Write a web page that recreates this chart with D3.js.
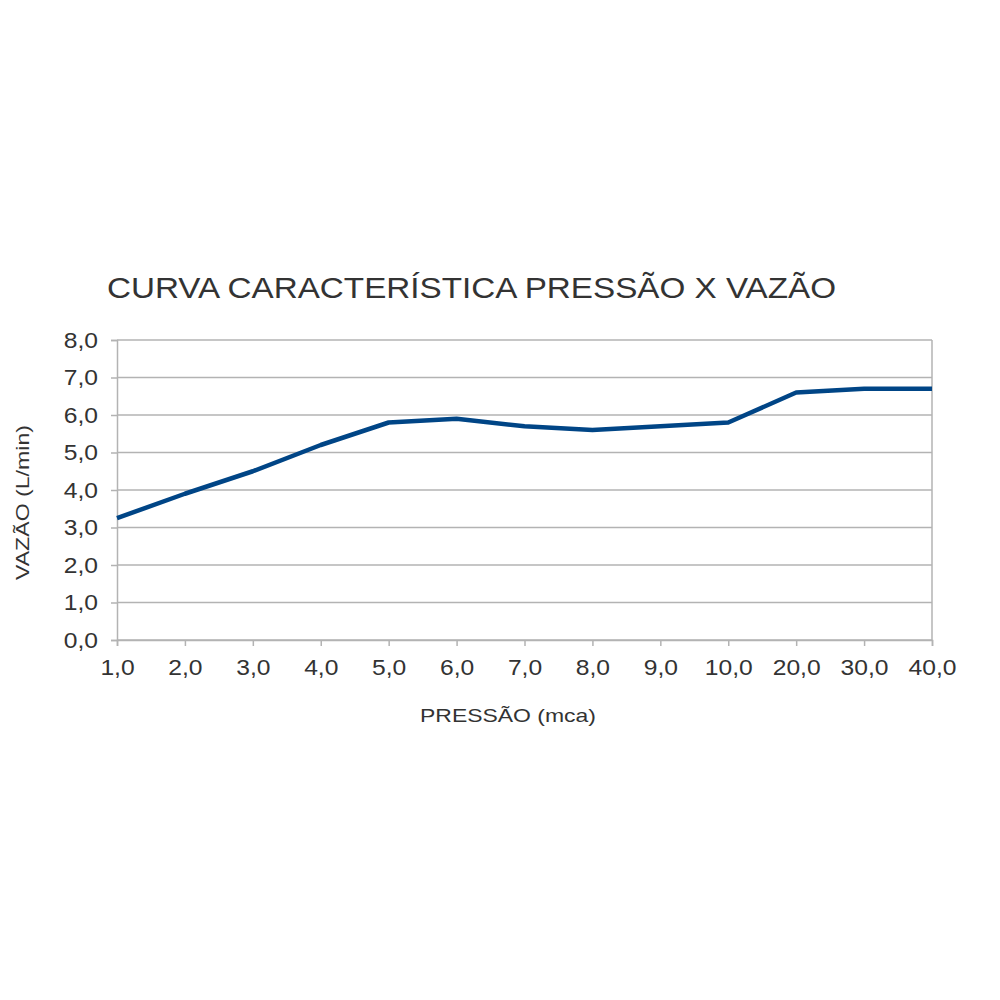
<!DOCTYPE html>
<html>
<head>
<meta charset="utf-8">
<script src="https://cdn.jsdelivr.net/npm/d3@7"></script>
<style>
  body { margin: 0; background: #fff; }
  text { font-family: "Liberation Sans", Arial, sans-serif; }
</style>
</head>
<body>
<div id="chart"></div>
<script>
'use strict';

// data
var pressures = ["1,0", "2,0", "3,0", "4,0", "5,0", "6,0", "7,0", "8,0", "9,0", "10,0", "20,0", "30,0", "40,0"];
var flows = [3.25, 3.9, 4.5, 5.2, 5.8, 5.9, 5.7, 5.6, 5.7, 5.8, 6.6, 6.7, 6.7];
var yTicks = [0, 1, 2, 3, 4, 5, 6, 7, 8];

var title = "CURVA CARACTERÍSTICA PRESSÃO X VAZÃO";
var xTitle = "PRESSÃO (mca)";
var yTitle = "VAZÃO (L/min)";

var W = 1000, H = 1000;
var plot = { left: 117, right: 932, top: 340, bottom: 640 };
var stretch = 1.12; // the picture's text runs a bit wider than the font

var svg = d3.select("#chart").append("svg")
  .attr("width", W)
  .attr("height", H);

var x = d3.scalePoint()
  .domain(pressures)
  .range([plot.left, plot.right])
  .padding(0);

var y = d3.scaleLinear()
  .domain([0, 8])
  .range([plot.bottom, plot.top]);

var fmt = function(d) { return d3.format(".1f")(d).replace(".", ","); };

// GRID
svg.append("g")
  .selectAll("line")
  .data(yTicks)
  .join("line")
  .attr("x1", plot.left)
  .attr("x2", plot.right)
  .attr("y1", function(d) { return y(d); })
  .attr("y2", function(d) { return y(d); })
  .attr("stroke", "#b3b3b3")
  .attr("stroke-width", 1.5);

// right border
svg.append("line")
  .attr("x1", plot.right).attr("x2", plot.right)
  .attr("y1", plot.top).attr("y2", plot.bottom)
  .attr("stroke", "#b3b3b3")
  .attr("stroke-width", 1.5);

// AXES
var yAxis = svg.append("g")
  .attr("transform", "translate(" + plot.left + ",0)")
  .call(d3.axisLeft(y).tickValues(yTicks).tickFormat(fmt).tickSize(6).tickPadding(13));

var xAxis = svg.append("g")
  .attr("transform", "translate(0," + plot.bottom + ")")
  .call(d3.axisBottom(x).tickSize(6).tickPadding(13));

[yAxis, xAxis].forEach(function(a) {
  a.select(".domain").attr("stroke", "#b3b3b3").attr("stroke-width", 1.5);
  a.selectAll(".tick line").attr("stroke", "#b3b3b3").attr("stroke-width", 1.5);
  a.selectAll(".tick text")
    .attr("fill", "#333333")
    .style("font-size", "22px")
    .style("font-family", "'Liberation Sans', Arial, sans-serif")
    .each(function() {
      var len = this.getComputedTextLength();
      d3.select(this).attr("textLength", len * stretch).attr("lengthAdjust", "spacingAndGlyphs");
    });
});

// LINE
var line = d3.line()
  .x(function(d, i) { return x(pressures[i]); })
  .y(function(d) { return y(d); });

svg.append("path")
  .datum(flows)
  .attr("d", line)
  .attr("fill", "none")
  .attr("stroke", "#004586")
  .attr("stroke-width", 4.5)
  .attr("stroke-linejoin", "round");

// TITLES
svg.append("text")
  .attr("x", 107)
  .attr("y", 298)
  .attr("fill", "#333333")
  .style("font-size", "29px")
  .attr("textLength", 729)
  .attr("lengthAdjust", "spacingAndGlyphs")
  .text(title);

svg.append("text")
  .attr("x", 420)
  .attr("y", 722)
  .attr("fill", "#333333")
  .style("font-size", "19px")
  .attr("textLength", 176)
  .attr("lengthAdjust", "spacingAndGlyphs")
  .text(xTitle);

svg.append("text")
  .attr("transform", "translate(29,580) rotate(-90)")
  .attr("fill", "#333333")
  .style("font-size", "18px")
  .attr("textLength", 155)
  .attr("lengthAdjust", "spacingAndGlyphs")
  .text(yTitle);
</script>
</body>
</html>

- **Task instructions**:
Go from the first line of the data above to the line containing "var fmt = function(d)" and retype exactly those lines, both included, but none of the pictures.

- **Answer in full**:
Write a web page that recreates this chart with D3.js.
<!DOCTYPE html>
<html>
<head>
<meta charset="utf-8">
<script src="https://cdn.jsdelivr.net/npm/d3@7"></script>
<style>
  body { margin: 0; background: #fff; }
  text { font-family: "Liberation Sans", Arial, sans-serif; }
</style>
</head>
<body>
<div id="chart"></div>
<script>
'use strict';

// data
var pressures = ["1,0", "2,0", "3,0", "4,0", "5,0", "6,0", "7,0", "8,0", "9,0", "10,0", "20,0", "30,0", "40,0"];
var flows = [3.25, 3.9, 4.5, 5.2, 5.8, 5.9, 5.7, 5.6, 5.7, 5.8, 6.6, 6.7, 6.7];
var yTicks = [0, 1, 2, 3, 4, 5, 6, 7, 8];

var title = "CURVA CARACTERÍSTICA PRESSÃO X VAZÃO";
var xTitle = "PRESSÃO (mca)";
var yTitle = "VAZÃO (L/min)";

var W = 1000, H = 1000;
var plot = { left: 117, right: 932, top: 340, bottom: 640 };
var stretch = 1.12; // the picture's text runs a bit wider than the font

var svg = d3.select("#chart").append("svg")
  .attr("width", W)
  .attr("height", H);

var x = d3.scalePoint()
  .domain(pressures)
  .range([plot.left, plot.right])
  .padding(0);

var y = d3.scaleLinear()
  .domain([0, 8])
  .range([plot.bottom, plot.top]);

var fmt = function(d) { return d3.format(".1f")(d).replace(".", ","); };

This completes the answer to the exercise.